### What is needed
Scan the data for "matplotlib" and copy the lines it appears in.

### Recorded information
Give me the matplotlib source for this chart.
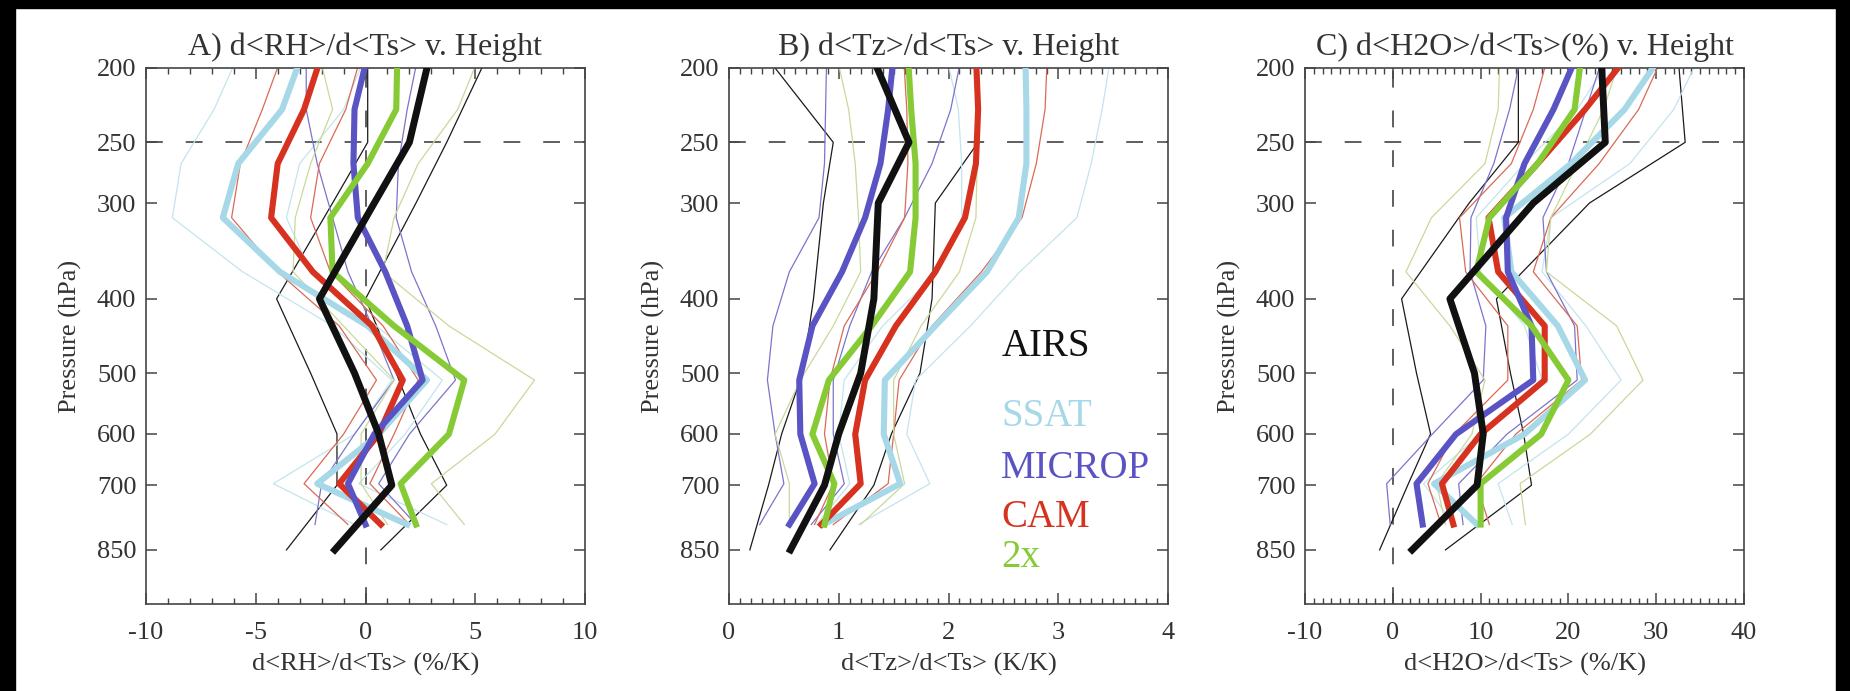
import numpy as np
import matplotlib
matplotlib.use("Agg")
import matplotlib.pyplot as plt
from matplotlib import font_manager
from matplotlib.patches import Rectangle
from matplotlib.ticker import FixedLocator, MultipleLocator, NullLocator

# Times-like serif for all text
serif_names = {f.name for f in font_manager.fontManager.ttflist}
SERIF = "Liberation Serif" if "Liberation Serif" in serif_names else "DejaVu Serif"
plt.rcParams["font.family"] = "serif"
plt.rcParams["font.serif"] = [SERIF, "DejaVu Serif"]

# pressure levels (hPa): AIRS retrieval levels and model mid-levels
P_AIRS = [200, 250, 300, 400, 500, 600, 700, 850]
P_MODEL = [192.5, 226.5, 266.5, 313.5, 368.8, 433.9, 510.5, 600.5, 696.8, 787.7]

P_TICKS = [200, 250, 300, 400, 500, 600, 700, 850]

# A) d<RH>/d<Ts>  (%/K)
RH_AIRS = [2.8, 2.0, 0.4, -2.1, -0.5, 0.6, 1.2, -1.4]
RH_AIRS_LO = [0.1, 0.1, -1.5, -4.05, -2.5, -1.3, -1.3, -3.6]
RH_AIRS_HI = [5.3, 3.7, 2.3, 0.0, 1.4, 2.5, 3.7, 0.7]
RH_SSAT = [-2.9, -3.8, -5.8, -6.5, -3.9, 0.1, 2.8, 0.6, -2.2, 1.9]
RH_SSAT_LO = [-5.8, -6.9, -8.4, -8.8, -5.6, -1.5, 1.2, -0.5, -4.2, -0.5]
RH_SSAT_HI = [0.0, -1.0, -3.0, -3.6, -2.5, 0.5, 3.5, 1.8, -0.3, 3.7]
RH_MICROP = [0.1, -0.5, -0.55, -0.35, 0.9, 1.9, 2.6, 0.4, -0.8, 0.0]
RH_MICROP_LO = [-2.7, -2.7, -2.2, -1.5, -0.8, 0.3, 1.3, -0.5, -2.0, -2.3]
RH_MICROP_HI = [2.4, 1.9, 1.5, 1.4, 2.1, 3.2, 4.1, 2.0, 0.6, 2.3]
RH_CAM = [-2.0, -2.8, -4.0, -4.3, -2.4, 0.3, 1.7, 0.6, -1.2, 0.7]
RH_CAM_LO = [-3.8, -4.7, -5.7, -6.1, -4.0, -1.2, 0.5, -1.0, -2.8, -0.8]
RH_CAM_HI = [-0.2, -0.9, -2.1, -2.5, -1.6, 0.8, 2.4, 1.3, 0.2, 2.0]
RH_2X = [1.45, 1.4, 0.1, -1.6, -1.5, 1.3, 4.5, 3.8, 1.6, 2.3]
RH_2X_LO = [-2.1, -1.5, -2.5, -3.2, -3.3, -1.0, 1.3, -0.2, -0.2, 1.0]
RH_2X_HI = [5.2, 4.2, 2.4, 1.3, 0.8, 3.8, 7.7, 5.9, 3.0, 4.5]

# B) d<Tz>/d<Ts>  (K/K)
TZ_AIRS = [1.35, 1.64, 1.36, 1.32, 1.2, 1.0, 0.87, 0.56]
TZ_AIRS_LO = [0.42, 0.95, 0.86, 0.77, 0.67, 0.48, 0.36, 0.19]
TZ_AIRS_HI = [2.25, 2.27, 1.88, 1.85, 1.74, 1.48, 1.32, 0.92]
TZ_SSAT = [2.7, 2.71, 2.71, 2.64, 2.35, 1.88, 1.42, 1.41, 1.56, 0.86]
TZ_SSAT_LO = [1.98, 2.09, 2.12, 2.12, 1.9, 1.4, 1.05, 1.0, 1.1, 0.8]
TZ_SSAT_HI = [3.48, 3.4, 3.3, 3.17, 2.65, 2.2, 1.7, 1.62, 1.83, 1.18]
TZ_MICROP = [1.5, 1.45, 1.38, 1.24, 1.03, 0.76, 0.64, 0.65, 0.78, 0.55]
TZ_MICROP_LO = [0.89, 0.88, 0.87, 0.82, 0.55, 0.4, 0.35, 0.42, 0.5, 0.28]
TZ_MICROP_HI = [2.12, 2.02, 1.85, 1.6, 1.3, 1.1, 0.95, 0.95, 1.05, 0.75]
TZ_CAM = [2.25, 2.27, 2.25, 2.15, 1.88, 1.52, 1.24, 1.15, 1.2, 0.84]
TZ_CAM_LO = [1.59, 1.62, 1.63, 1.6, 1.35, 1.05, 0.92, 0.87, 0.95, 0.78]
TZ_CAM_HI = [2.9, 2.88, 2.8, 2.67, 2.3, 1.85, 1.55, 1.5, 1.45, 0.95]
TZ_2X = [1.63, 1.66, 1.7, 1.7, 1.65, 1.3, 0.91, 0.76, 0.96, 0.87]
TZ_2X_LO = [0.98, 1.09, 1.15, 1.18, 1.2, 0.95, 0.65, 0.42, 0.55, 0.55]
TZ_2X_HI = [2.24, 2.25, 2.26, 2.25, 2.1, 1.75, 1.5, 1.5, 1.6, 1.2]

# C) d<H2O>/d<Ts>  (%/K)
WV_AIRS = [23.8, 24.2, 16.0, 6.5, 9.3, 10.3, 9.6, 2.2]
WV_AIRS_LO = [14.3, 14.3, 8.7, 1.0, 2.7, 4.3, 1.7, -1.5]
WV_AIRS_HI = [32.6, 33.3, 22.4, 11.8, 13.4, 14.9, 15.8, 6.0]
WV_SSAT = [30.6, 26.4, 20.3, 12.7, 13.5, 18.8, 21.9, 15.0, 4.7, 9.6]
WV_SSAT_LO = [25, 21, 15, 9.5, 10, 15, 17, 10, 3.5, 7]
WV_SSAT_HI = [35, 32, 27, 18, 17, 22, 26, 20, 12, 13.6]
WV_MICROP = [21.0, 18.3, 15.0, 12.9, 13.1, 15.8, 16.0, 7.2, 2.7, 3.4]
WV_MICROP_LO = [14.6, 13.3, 11.5, 8.9, 8.8, 10.6, 10.3, 4.5, -0.7, -0.3]
WV_MICROP_HI = [24, 22, 20, 17.1, 17.5, 20.7, 21, 13, 7.5, 8]
WV_CAM = [26.8, 21.9, 16.5, 10.9, 12.0, 17.3, 17.3, 10.0, 5.6, 6.9]
WV_CAM_LO = [17.7, 16, 13.5, 7.6, 8.3, 13.1, 13.1, 7, 4, 5.5]
WV_CAM_HI = [30.8, 28, 23.5, 18, 16, 21, 21.5, 14, 9.5, 11]
WV_2X = [21.5, 20.7, 16.5, 11.0, 9.5, 15.8, 20.0, 16.9, 10.0, 10.0]
WV_2X_LO = [12.2, 12.0, 10.5, 4.4, 1.5, 6.5, 10.5, 9, 5, 6]
WV_2X_HI = [26, 24, 21, 18, 17.5, 25.5, 28.5, 22.5, 14.5, 15.1]

NAMES = ["AIRS", "SSAT", "MICROP", "CAM", "2x"]
THICK_COLORS = {"AIRS": "#111111", "SSAT": "#a6d8e8", "MICROP": "#5a53c4",
                "CAM": "#d6321f", "2x": "#86cb35"}
THIN_COLORS = {"AIRS": "#1a1a1a", "SSAT": "#c4e4ee", "MICROP": "#7c74cc",
               "CAM": "#d96a55", "2x": "#c9d99a"}
TEXT_COLOR = "#333333"

PANELS = [
    dict(title="A) d<RH>/d<Ts> v. Height", xlabel="d<RH>/d<Ts> (%/K)",
         xlim=(-10, 10), xticks=[-10, -5, 0, 5, 10], minor=1, zero=True,
         data={"AIRS": (RH_AIRS, RH_AIRS_LO, RH_AIRS_HI),
               "SSAT": (RH_SSAT, RH_SSAT_LO, RH_SSAT_HI),
               "MICROP": (RH_MICROP, RH_MICROP_LO, RH_MICROP_HI),
               "CAM": (RH_CAM, RH_CAM_LO, RH_CAM_HI),
               "2x": (RH_2X, RH_2X_LO, RH_2X_HI)}),
    dict(title="B) d<Tz>/d<Ts> v. Height", xlabel="d<Tz>/d<Ts> (K/K)",
         xlim=(0, 4), xticks=[0, 1, 2, 3, 4], minor=0.1, zero=False,
         data={"AIRS": (TZ_AIRS, TZ_AIRS_LO, TZ_AIRS_HI),
               "SSAT": (TZ_SSAT, TZ_SSAT_LO, TZ_SSAT_HI),
               "MICROP": (TZ_MICROP, TZ_MICROP_LO, TZ_MICROP_HI),
               "CAM": (TZ_CAM, TZ_CAM_LO, TZ_CAM_HI),
               "2x": (TZ_2X, TZ_2X_LO, TZ_2X_HI)}),
    dict(title="C) d<H2O>/d<Ts>(%) v. Height", xlabel="d<H2O>/d<Ts> (%/K)",
         xlim=(-10, 40), xticks=[-10, 0, 10, 20, 30, 40], minor=1, zero=True,
         data={"AIRS": (WV_AIRS, WV_AIRS_LO, WV_AIRS_HI),
               "SSAT": (WV_SSAT, WV_SSAT_LO, WV_SSAT_HI),
               "MICROP": (WV_MICROP, WV_MICROP_LO, WV_MICROP_HI),
               "CAM": (WV_CAM, WV_CAM_LO, WV_CAM_HI),
               "2x": (WV_2X, WV_2X_LO, WV_2X_HI)}),
]

W, H = 1850, 691
fig = plt.figure(figsize=(W / 100, H / 100), dpi=100)
fig.patch.set_facecolor("white")

AX_LEFT = [146, 729, 1305]
AX_W, AX_TOP, AX_BOT = 439, 68, 604

for left, panel in zip(AX_LEFT, PANELS):
    ax = fig.add_axes([left / W, 1 - AX_BOT / H, AX_W / W, (AX_BOT - AX_TOP) / H])

    # spread lines first, then the mean profiles on top
    for name in NAMES:
        mid, lo, hi = panel["data"][name]
        lev = P_AIRS if name == "AIRS" else P_MODEL
        for bound in (lo, hi):
            ax.plot(bound, lev, color=THIN_COLORS[name], lw=0.9, zorder=2)
    for name in ["SSAT", "CAM", "MICROP", "2x", "AIRS"]:
        mid = panel["data"][name][0]
        lev = P_AIRS if name == "AIRS" else P_MODEL
        ax.plot(mid, lev, color=THICK_COLORS[name],
                lw=5.0 if name == "AIRS" else 4.4, zorder=3)

    ax.axhline(250, color="#333333", lw=1.1, dashes=(11, 15), zorder=1)
    if panel["zero"]:
        ax.axvline(0, color="#333333", lw=1.1, dashes=(11, 15), zorder=1)

    ax.set_yscale("log")
    ax.set_ylim(1000, 200)
    ax.yaxis.set_major_locator(FixedLocator(P_TICKS))
    ax.yaxis.set_minor_locator(NullLocator())
    ax.set_yticklabels([str(p) for p in P_TICKS])

    ax.set_xlim(*panel["xlim"])
    ax.xaxis.set_major_locator(FixedLocator(panel["xticks"]))
    ax.xaxis.set_minor_locator(MultipleLocator(panel["minor"]))
    ax.set_xticklabels([str(t) for t in panel["xticks"]])

    ax.tick_params(which="both", direction="in", top=True, right=True,
                   colors="#444444", labelcolor=TEXT_COLOR, labelsize=19)
    ax.tick_params(which="major", length=8, width=1.1)
    ax.tick_params(which="minor", length=4, width=1.0)
    ax.tick_params(axis="x", pad=13)
    ax.tick_params(axis="y", pad=7)
    for sp in ax.spines.values():
        sp.set_color("#444444")
        sp.set_linewidth(1.2)

    ax.set_title(panel["title"], fontsize=23, color=TEXT_COLOR, pad=9)
    ax.set_xlabel(panel["xlabel"], fontsize=19, color=TEXT_COLOR, va="center")
    ax.xaxis.set_label_coords(0.5, -0.112)
    ax.set_ylabel("Pressure (hPa)", fontsize=19, color=TEXT_COLOR, va="center")
    ax.yaxis.set_label_coords(-0.171, 0.5)

    if panel["title"].startswith("B"):
        legend_y = [0.48, 0.349, 0.253, 0.162, 0.086]
        for name, yy in zip(NAMES, legend_y):
            ax.text(0.62, yy, name, transform=ax.transAxes, fontsize=28,
                    color=THICK_COLORS[name], va="center", ha="left")

# dark frame around the scan
fig.patches.append(Rectangle((0, 1 - 8 / H), 1, 8 / H, transform=fig.transFigure,
                             color="black", zorder=10))
fig.patches.append(Rectangle((0, 0), 15 / W, 1, transform=fig.transFigure,
                             color="black", zorder=10))
fig.patches.append(Rectangle((1 - 14 / W, 0), 14 / W, 1, transform=fig.transFigure,
                             color="black", zorder=10))

fig.savefig("out.png", dpi=100, facecolor="white")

### Result below
Give me the matplotlib source for this chart.
import matplotlib
matplotlib.use("Agg")
import matplotlib.pyplot as plt
from matplotlib import font_manager
from matplotlib.patches import Rectangle
from matplotlib.ticker import FixedLocator, MultipleLocator, NullLocator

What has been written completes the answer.